| Summary: | Shells often behave oddly when executing shell scripts | ||
|---|---|---|---|
| Product: | Base System | Reporter: | Robert Watson <rwatson> |
| Component: | bin | Assignee: | freebsd-bugs (Nobody) <bugs> |
| Status: | Closed FIXED | ||
| Severity: | Affects Only Me | ||
| Priority: | Normal | ||
| Version: | 4.1-STABLE | ||
| Hardware: | Any | ||
| OS: | Any | ||
> Shells appear to behave oddly when executing shell scripts in a number > of situations. > (1) When the kernel discovers that the interpreter used is another > interpreter, it generally returns ``Exec format error'' (ENOEXEC). > However, when csh and sh find themselves in the same situation, they > don't return that error, they execute the script using their own > interpreter. In the case of sh, POSIX says that it should do this. If sh gets ENOEXEC or equivalent when it tries to execute something, it should execute the file as a shell script. Only if the file is not a text file may sh refuse to execute it, writing an error message and returning an exit status of 126. (Our sh does not use this exception, resulting in messages like '1: Syntax error: "(" unexpected' when trying to execute an ELF binary for a different architecture.) > (2) When in single-user mode, the sh shell appears to assume that any > script it runs should be executed using its own interpreter, not the > interpreter at the top of the file.
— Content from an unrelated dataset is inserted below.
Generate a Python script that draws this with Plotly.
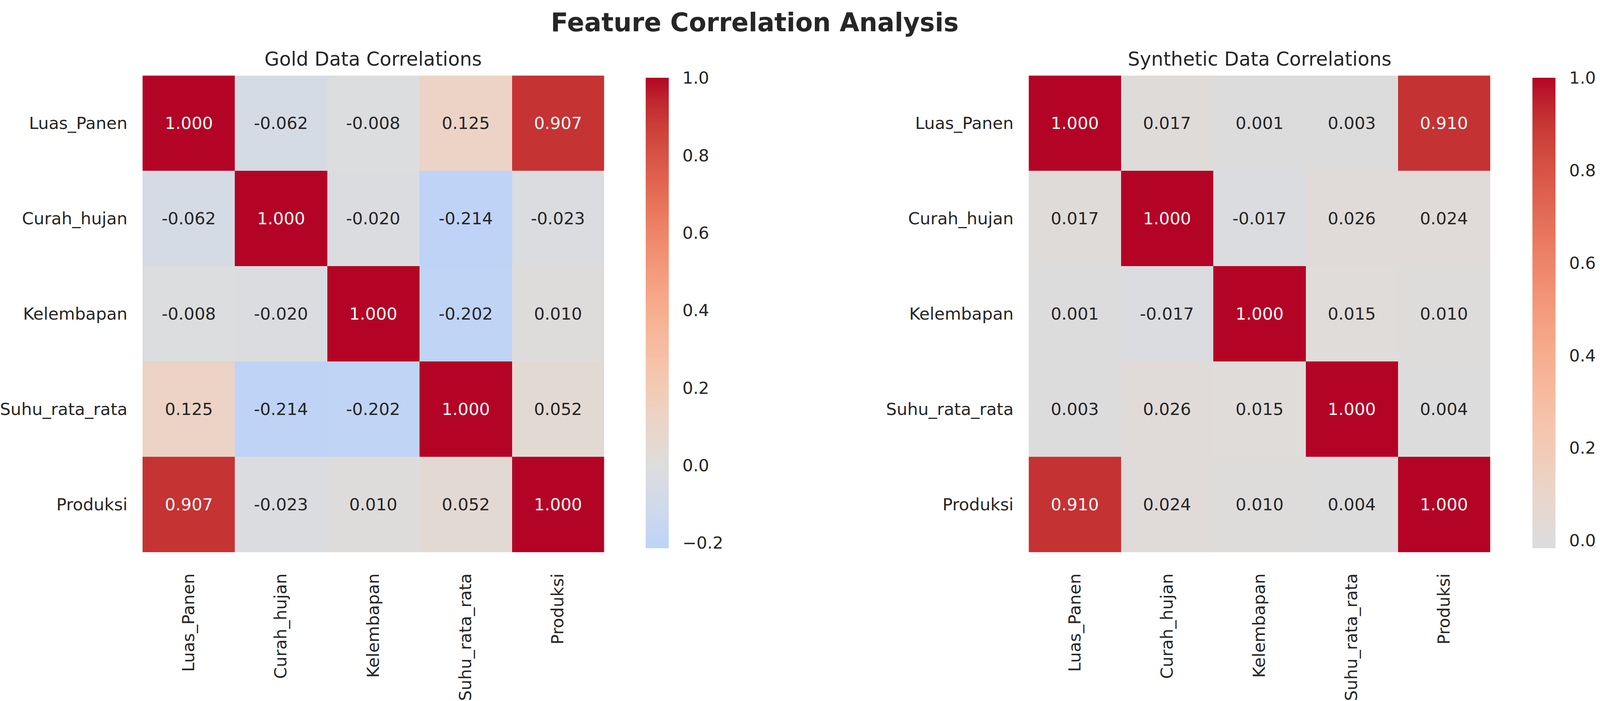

In multi-user mode, this appears > to work fine. I have no idea about this, but it could have something to do with ENOEXEC as well. In particular, when this PR was written, ld-elf.so.1 was in /usr/libexec, so unavailable when /usr was not mounted. -- Jilles Tjoelker State Changed From-To: open->feedback Should this PR still kept open? State Changed From-To: feedback->closed Feedback timeout. |
Shells appear to behave oddly when executing shell scripts in a number of situations. (1) When the kernel discovers that the interpreter used is another interpreter, it generally returns ``Exec format error'' (ENOEXEC). However, when csh and sh find themselves in the same situation, they don't return that error, they execute the script using their own interpreter. (2) When in single-user mode, the sh shell appears to assume that any script it runs should be executed using its own interpreter, not the interpreter at the top of the file. In multi-user mode, this appears to work fine. Fix: Not attached. How-To-Repeat: (1) $ cat /tmp/test1 #!/tmp/test2 echo This is test1, meant to execute using test2 $ cat /tmp/test2 #!/tmp/test1 echo This is test2, meant to execute with test1 $ /tmp/test1 This is test1, meant to execute using test2 $ /tmp/test2 This is test2, meant to execute with test1 $ I.e., executing test1 resulted in sh executing it, instead of ENOEXEC. Similarly with test2. Neither resulted in a recursive call, which is good. This seems like a poor failure-mode -- it's inconsistent with the kernel execve() implementation's failure mode, and it runs things when you would hope that it wouldn't (always bad). (2) Boot to single user mode, select /bin/sh as the shell, and attempt to execute a shell script relying on csh features.